Eve is actually quite a sympathetic character and her rigid Catholicism creeps up on us. Thea is the ‘jungfrau’ of the title, virginal and childish (Cusack makes too much of the Swiss mountain of the same name, having Eve come up with a clumsy metaphor about a lover taking the trouble to ‘climb’ Marc only to find other men had been up before him on the funicular railway).

A lot of the early part of the book is setting up discussions about relationships. Each of the women take their job seriously but what they are talking about and thinking about here is their relationships with men. Eve, who works in a maternity ward, has opinions very similar to Miles Franklin’s (and Cusack’s next novel was written jointly with Franklin) – that chastity is to be valued and that the consequence of marriage is endless child bearing.

Thea has chaste little meetings with her professor in the grounds of the uni and is consumed by her growing infatuation. Marc meets an Antarctic explorer at a party, becomes close to him, and says she will sleep with him before his upcoming two year expedition, but, only if he has complete faith in his ability to trust her –

“There’s only one worthwhile relationship as far as I’m concerned, and that’s the chosen companionship of two perfectly free people. We’d never have that till you had faith – in both of us.”

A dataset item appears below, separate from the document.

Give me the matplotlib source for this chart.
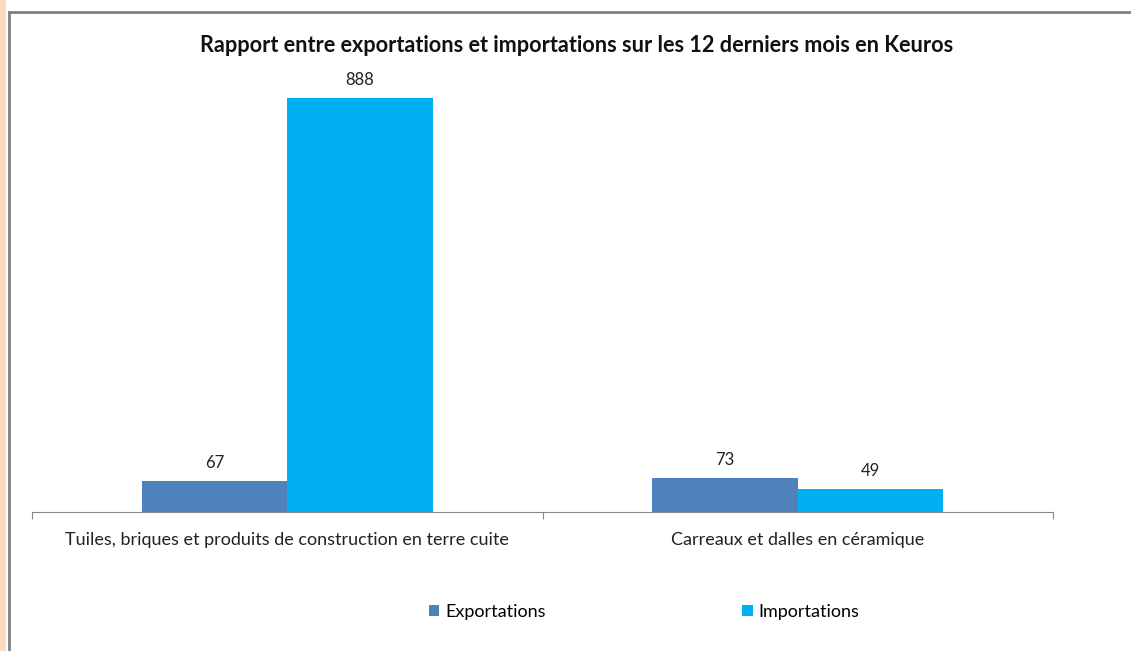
import numpy as np
import matplotlib.pyplot as plt
from matplotlib.patches import Rectangle
from matplotlib.lines import Line2D

categories = ["Tuiles, briques et produits de construction en terre cuite",
              "Carreaux et dalles en céramique"]
exportations = [67, 73]
importations = [888, 49]
series_names = ["Exportations", "Importations"]
title = "Rapport entre exportations et importations sur les 12 derniers mois en Keuros"

plt.rcParams['font.family'] = ['Lato', 'DejaVu Sans']

W, H = 1131, 651
fig = plt.figure(figsize=(W / 100, H / 100), dpi=100)

# page decoration: peach stripe and grey frame
fig.patches.append(Rectangle((0, 0), 6 / W, 1, transform=fig.transFigure,
                             facecolor="#fdd9bd", edgecolor="none"))
fig.lines.append(Line2D([9 / W, 9 / W], [0, 1 - 12 / H], transform=fig.transFigure,
                        color="#808080", lw=2))
fig.lines.append(Line2D([9 / W, 1], [1 - 12 / H, 1 - 12 / H], transform=fig.transFigure,
                        color="#808080", lw=2))

ax = fig.add_axes([32 / W, (H - 512) / H, 1021 / W, 466 / H])
x = np.arange(len(categories))
w = 0.285
b1 = ax.bar(x - w / 2, exportations, w, color="#4f81bd", label=series_names[0])
b2 = ax.bar(x + w / 2, importations, w, color="#00b0f0", label=series_names[1])

for bars in (b1, b2):
    for r in bars:
        ax.text(r.get_x() + r.get_width() / 2, r.get_height() + 22, f"{int(r.get_height())}",
                ha="center", va="bottom", fontsize=12, color="#222222")

ax.set_xlim(-0.5, 1.5)
ax.set_ylim(0, 1000)
ax.set_yticks([])
for s in ("top", "right", "left"):
    ax.spines[s].set_visible(False)
ax.spines["bottom"].set_color("#888888")
ax.set_xticks([-0.5, 0.5, 1.5])
ax.set_xticklabels([])
ax.tick_params(axis="x", length=5, color="#888888")
for xi, c in zip(x, categories):
    ax.text(xi, -60, c, ha="center", va="center", fontsize=13, color="#222222")

fig.text(577 / W, 1 - 46 / H, title, ha="center", va="center", fontsize=15.6,
         fontweight="bold", color="#111111")

fig.legend(loc="center", bbox_to_anchor=(644 / W, 1 - 612 / H), ncol=2, frameon=False,
           fontsize=13, handlelength=0.6, handleheight=0.6, handletextpad=0.3,
           columnspacing=10.9)

fig.savefig("out.png", dpi=100)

Eve goes from an exhausting shift on the wards to mass and reflects on chastity (to contrast with what follows). Thea has one perfect night with the professor. Marc has dinner with her explorer. We’re at the halfway point, and the novel is about to change direction.

Thea drops round to Eve’s to ask for help, she’s pregnant. Eve is devastated, spends a sleepless 24 hours crying at Thea’s loss, and planning how to help her have the baby. They meet. Thea is incredulous. The help she wants is an abortion, which Eve is morally unable to perform.

Thea drifts, for weeks it seems, then goes to Marc who arranges for her to see an abortionist, but she loses her nerve at the last minute and runs out of his office. Jungfrau is apparently “the first psychological exploration of women’s sexuality and aspirations” in Australian fiction, and the remainder of the novel deals mostly with Thea’s internal monologue.

A decade later Cusack gave up modernism for social realism, writing with Florence James the gritty war-time (WWII) story of women working and quite actively sleeping with one or more men, Come in Spinner. In that novel, and in a number of others of that time, there is a “backyard” abortion which ends in the death of the pregnant woman.

So does Cusack answer the question I ascribed to her at the beginning? I think she does, partly anyway. Single women clearly should work. But. They also are driven to pair bond, and that means marriage, eventually.

 

Dymphna Cusack, Jungfrau, first pub. 1936 (in the Bulletin), Penguin Australian Women’s Library, Melbourne 1989. Introduction by Florence James. The cover painting is by Grace Cossington-Smith, “Interior with Blue Painting”, 1956.